Performance comparison

I have laid out three algorithms to replace placeholder tags in a string. These algorithms have different performance, and as everybody in the PHP scene seems to think that performance matters, let me look into it.

There is no "best" method in every case. Instead, which method to use depends on the template used and the data which is available. The following graph nicely shows this:

In this graph, the number of available data keys is plotted against the time that each method takes. The number of available data keys is the size of the $data array in our example. Of the keys in the data array, approximately 50% was actually used in the template.

In the str_replace method, str_replace() is called once for each data key. The time this method takes is directly dependent on the size of the data array. The preg_match method calls str_replace() once for each data key that is actually used in the template. Because approximately 50% of our keys are used in the template, it calls str_replace() about half the time of the str_replace method. These algorithms are both O(n), where n is the number of items in the data array. This means that they become linearly slower when the array becomes bigger.

The preg_replace_callback method, on the contrary, is not influenced by the size of the data array. It simply searches for our placeholders and only then looks up the value in the data array. Looking up a value in an array takes some time which is not dependant on the size of that array, thus giving an O(1) algorithm: the speed is independant of the size of the data array.

In the next graph, we show what happens if you keep the number of data items equal but vary the number of different placeholders that show up in the template. At the left side of the graph, only a few different placeholders are used in the template. At the right side of the graph, all available placeholders from the data array are used.

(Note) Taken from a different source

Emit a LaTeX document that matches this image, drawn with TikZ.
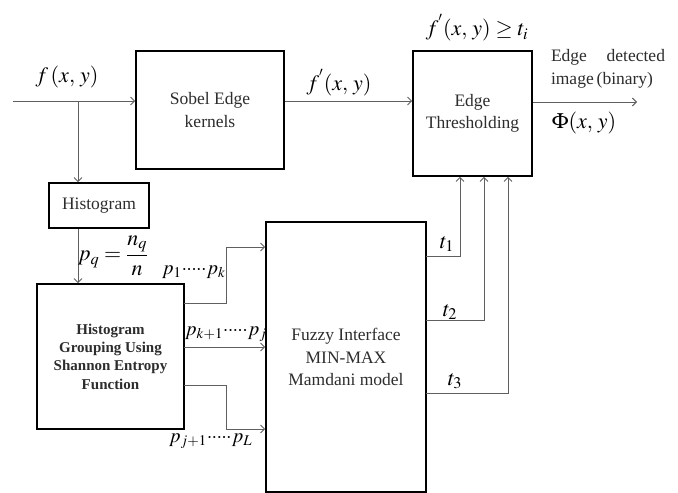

A you can see, preg_replace_callback is again not impressed by our variations. It does not care whether the placeholders it has to replace are different, because it does a lookup for each of them.

The preg_match method gets slower when it has to replace more different placeholders. Because preg_match replaces only the placeholders which are actually used in the template, it calls str_replace more if it has to replace more different items.

Str_replace also gets slower when it has to replace more different items. This is an interesting detail of the implementation. After all, if str_replace() searched through the whole array and replaced all occurrences each time, each call to str_replace() would take approximately the same time, thus the speed would not be influenced by the number of different keys. However, str_replace() has a little optimization: before doing anything, it first searches whether the word you're looking for actually occurs in the text. If it doesn't, it returns. If it does, it allocates a bigger memory slot to fit the text with the replacements and does the actual replacements. This causes str_replace() to be slower when it actually has something to replace, giving the curved line in the graph.

Finally, we vary the size of the template and see what happens to our functions:

As you can see, all functions get linearly slower when template size (and this the number of placeholders) increases, which makes sense. However, str_replace() is a lot less impressed by a big template than the preg methods. This is because str_replace() is a much simpler algorithm than matching regular expressions.